Lane acknowledges that “I think we could improve our cycling network infrastructure” and says the city is expanding its education efforts for women and other demographic groups. While the bronze status lasts for four years, Lane says he’s hoping to improve so fast that Moscow can apply for a higher rank even before that time is up.

Progress in Utah, meanwhile, was as small as it could get – Alta Planning and Design’s Salt Lake City office won silver, the only new awardee in the state this round. And with two employees, it’s the smallest business LAB will consider. (Anyone working alone such as this reporter doesn’t count.) Other Alta offices around the country have already won BFB status, including gold and platinum. “The application was pretty easy. All we had to do was fill out the questions we were asked,” Alta Senior Planner Tom Millar explains. It helped, he said, that the office is located near bike stations, bike lanes and other bicycle facilities. The office building supplies indoor and outdoor bike parking. And the company offers incentives, such as reimbursement for buying new bike parts and riding to work.

With only two employees, the office could report a 100 percent bike to work rate. “Both of us live fairly close to work,” Millar notes. And the planners encourage other people to ride to work and apply for BFA status.

Also in the region, Boise and Fort Collins continued their push to become the most BFB cities in America.

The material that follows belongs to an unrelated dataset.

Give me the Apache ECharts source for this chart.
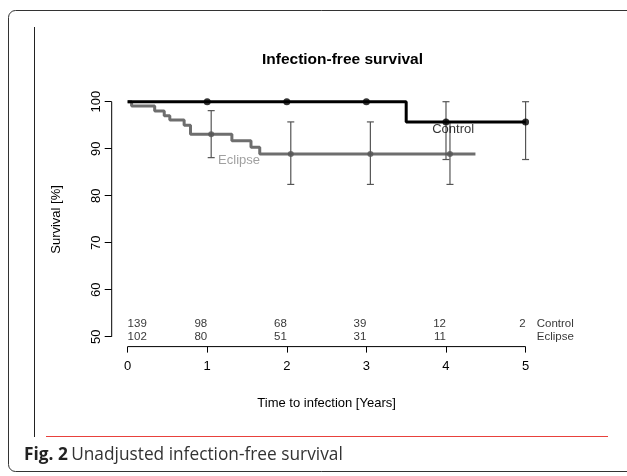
<!DOCTYPE html>
<html>
<head>
<meta charset="utf-8">
<script src="https://cdn.jsdelivr.net/npm/echarts@6/dist/echarts.min.js"></script>
<style>
html,body{margin:0;padding:0;background:#fff;}
#chart{width:627px;height:476px;}
</style>
</head>
<body>
<div id="chart"></div>
<script>
// ---- data ----
var title = 'Infection-free survival';
var xTicks = [0, 1, 2, 3, 4, 5];
var yTicks = [50, 60, 70, 80, 90, 100];
var xName = 'Time to infection [Years]';
var yName = 'Survival [%]';
var groupNames = ['Control', 'Eclipse'];

// Kaplan-Meier step curves [time, survival %]
var controlCurve = [[0, 100], [3.5, 95.7], [5, 95.7]];
var eclipseCurve = [[0, 100], [0.05, 99.1], [0.34, 98.0], [0.46, 97.0], [0.53, 96.1],
  [0.71, 95.0], [0.79, 93.1], [1.31, 91.7], [1.55, 90.3], [1.66, 88.9], [4.37, 88.9]];

// point estimates with confidence limits [time, estimate, lower, upper]
var controlPoints = [[1, 100, 100, 100], [2, 100, 100, 100], [3, 100, 100, 100],
  [4, 95.7, 87.7, 100], [5, 95.7, 87.7, 100]];
var eclipsePoints = [[1.05, 93.1, 88.1, 98.1], [2.05, 88.9, 82.4, 95.7],
  [3.05, 88.9, 82.4, 95.7], [4.05, 88.9, 82.4, 95.7]];

// numbers at risk
var riskTimes = [0, 1, 2, 3, 4, 5];
var controlAtRisk = [139, 98, 68, 39, 12, 2];
var eclipseAtRisk = [102, 80, 51, 31, 11, null];

var caption = 'Unadjusted infection-free survival';
var figLabel = 'Fig. 2';

// ---- layout ----
var X_MIN = -0.2, X_MAX = 5.2, Y_MIN = 47.9, Y_MAX = 102;
var FONT = '"Liberation Sans", Arial, sans-serif';
var rowY = [52.7, 49.9];       // risk table rows (data units)
var rowLabelX = 5.14;
var curveLabels = [[4.09, 94.1, 'Control', '#000'], [1.40, 87.6, 'Eclipse', '#888']];

function riskData(arr, row) {
  var out = [];
  arr.forEach(function (v, i) {
    if (v === null) return;
    out.push({ value: [riskTimes[i], rowY[row]], label: { formatter: String(v), align: i === 0 ? 'left' : 'right' } });
  });
  return out;
}

function errorBarSeries(points, color) {
  return {
    type: 'custom',
    data: points.filter(function (p) { return p[3] > p[2]; }).map(function (p) { return [p[0], p[2], p[3]]; }),
    encode: { x: 0, y: [1, 2] },
    clip: false,
    z: 3,
    renderItem: function (params, api) {
      var lo = api.coord([api.value(0), api.value(1)]);
      var hi = api.coord([api.value(0), api.value(2)]);
      var w = 3.5;
      var st = { stroke: color, lineWidth: 1.2 };
      return {
        type: 'group',
        children: [
          { type: 'line', shape: { x1: lo[0], y1: lo[1], x2: hi[0], y2: hi[1] }, style: st },
          { type: 'line', shape: { x1: lo[0] - w, y1: lo[1], x2: lo[0] + w, y2: lo[1] }, style: st },
          { type: 'line', shape: { x1: hi[0] - w, y1: hi[1], x2: hi[0] + w, y2: hi[1] }, style: st }
        ]
      };
    }
  };
}

// axis lines spanning only the tick range: [x1, y1, x2, y2] in data units
var axisSegments = [
  [xTicks[0], Y_MIN, xTicks[xTicks.length - 1], Y_MIN],
  [X_MIN, yTicks[0], X_MIN, yTicks[yTicks.length - 1]]
];

var chart = echarts.init(document.getElementById('chart'), null, { renderer: 'canvas' });
var option = {
  animation: false,
  backgroundColor: '#fff',
  textStyle: { fontFamily: FONT },
  grid: { left: 111.7, top: 92.3, width: 429.8, height: 254.3, containLabel: false },
  xAxis: {
    type: 'value', min: X_MIN, max: X_MAX,
    axisLine: { show: false, onZero: false },
    splitLine: { show: false },
    axisTick: { show: true, customValues: xTicks, length: 6, lineStyle: { color: '#000', width: 1 } },
    axisLabel: { customValues: xTicks, margin: 13, color: '#000', fontSize: 13, fontFamily: FONT },
    name: xName, nameLocation: 'middle', nameGap: 50,
    nameTextStyle: { color: '#000', fontSize: 13, fontFamily: FONT }
  },
  yAxis: {
    type: 'value', min: Y_MIN, max: Y_MAX,
    axisLine: { show: false, onZero: false },
    splitLine: { show: false },
    axisTick: { show: true, customValues: yTicks, length: 7, lineStyle: { color: '#000', width: 1 } },
    axisLabel: { customValues: yTicks, rotate: 90, margin: 9, color: '#000', fontSize: 13, fontFamily: FONT },
    name: yName, nameLocation: 'middle', nameGap: 49, nameRotate: 90,
    nameTextStyle: { color: '#000', fontSize: 13, fontFamily: FONT }
  },
  series: [
    {
      type: 'custom', clip: false, silent: true, z: 1,
      data: axisSegments,
      encode: { x: [0, 2], y: [1, 3] },
      renderItem: function (params, api) {
        var a = api.coord([api.value(0), api.value(1)]);
        var b = api.coord([api.value(2), api.value(3)]);
        return { type: 'line', shape: { x1: a[0], y1: a[1], x2: b[0], y2: b[1] }, style: { stroke: '#000', lineWidth: 1 } };
      }
    },
    // survival curves
    { type: 'line', name: 'Eclipse', data: eclipseCurve, step: 'end', symbol: 'none', z: 2,
      lineStyle: { color: '#6e6e6e', width: 3 } },
    { type: 'line', name: 'Control', data: controlCurve, step: 'end', symbol: 'none', z: 4,
      lineStyle: { color: '#000', width: 3 } },
    errorBarSeries(eclipsePoints, '#555'),
    errorBarSeries(controlPoints, '#555'),
    { type: 'scatter', data: eclipsePoints.map(function (p) { return [p[0], p[1]]; }), symbolSize: 6, z: 5,
      itemStyle: { color: '#555' } },
    { type: 'scatter', data: controlPoints.map(function (p) { return [p[0], p[1]]; }), symbolSize: 7, z: 6,
      itemStyle: { color: '#000' } },
    // curve labels
    { type: 'scatter', symbolSize: 0, z: 7, silent: true,
      data: curveLabels.map(function (l) {
        return { value: [l[0], l[1]], label: { show: true, formatter: l[2], color: l[3], position: 'inside', fontSize: 13, fontFamily: FONT } };
      }) },
    // risk table
    { type: 'scatter', symbolSize: 0, silent: true, clip: false,
      label: { show: true, position: 'inside', color: '#000', fontSize: 11.5, fontFamily: FONT },
      data: riskData(controlAtRisk, 0) },
    { type: 'scatter', symbolSize: 0, silent: true, clip: false,
      label: { show: true, position: 'inside', color: '#000', fontSize: 11.5, fontFamily: FONT },
      data: riskData(eclipseAtRisk, 1) },
    { type: 'scatter', symbolSize: 0, silent: true, clip: false,
      label: { show: true, position: 'inside', color: '#000', fontSize: 11.5, fontFamily: FONT, align: 'left' },
      data: groupNames.map(function (g, i) { return { value: [rowLabelX, rowY[i]], label: { formatter: g } }; }) }
  ],
  graphic: [
    { type: 'rect', shape: { x: 8.5, y: 10.5, width: 640, height: 461, r: 7 }, silent: true,
      style: { fill: 'none', stroke: '#333', lineWidth: 1 } },
    { type: 'line', shape: { x1: 34.5, y1: 27, x2: 34.5, y2: 437 }, silent: true,
      style: { stroke: '#222', lineWidth: 1 } },
    { type: 'line', shape: { x1: 46, y1: 436.5, x2: 608, y2: 436.5 }, silent: true,
      style: { stroke: '#e8413c', lineWidth: 1 } },
    { type: 'text', x: 342.5, y: 60, silent: true,
      style: { text: title, fill: '#000', font: 'bold 15.5px ' + FONT, textAlign: 'center', textVerticalAlign: 'middle' } },
    { type: 'text', x: 24, y: 455, silent: true,
      style: {
        text: '{b|' + figLabel + '} {n|' + caption + '}',
        textVerticalAlign: 'middle',
        rich: {
          b: { fontFamily: '"Open Sans", sans-serif', fontWeight: 'bold', fontSize: 17.3, fill: '#222' },
          n: { fontFamily: '"Open Sans", sans-serif', fontSize: 17.3, fill: '#333' }
        }
      } }
  ]
};
chart.setOption(option);
</script>
</body>
</html>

Intel won silver in Fort Collins, while TerraGraphics Environmental Engineering Inc and CTA Architects Engineers in Boise both won bronze.

Las Vegas’ business community seems to be making a push. The Regional Transportation Commission of Southern Nevada moved up to gold. Two Las Vegas employers, the Outside Las Vegas Foundation and REI earned silver. And Coda Group Inc, a Las Vegas architecture/planning/design office with three employees won bronze. REI’s Henderson, NV office also won bronze.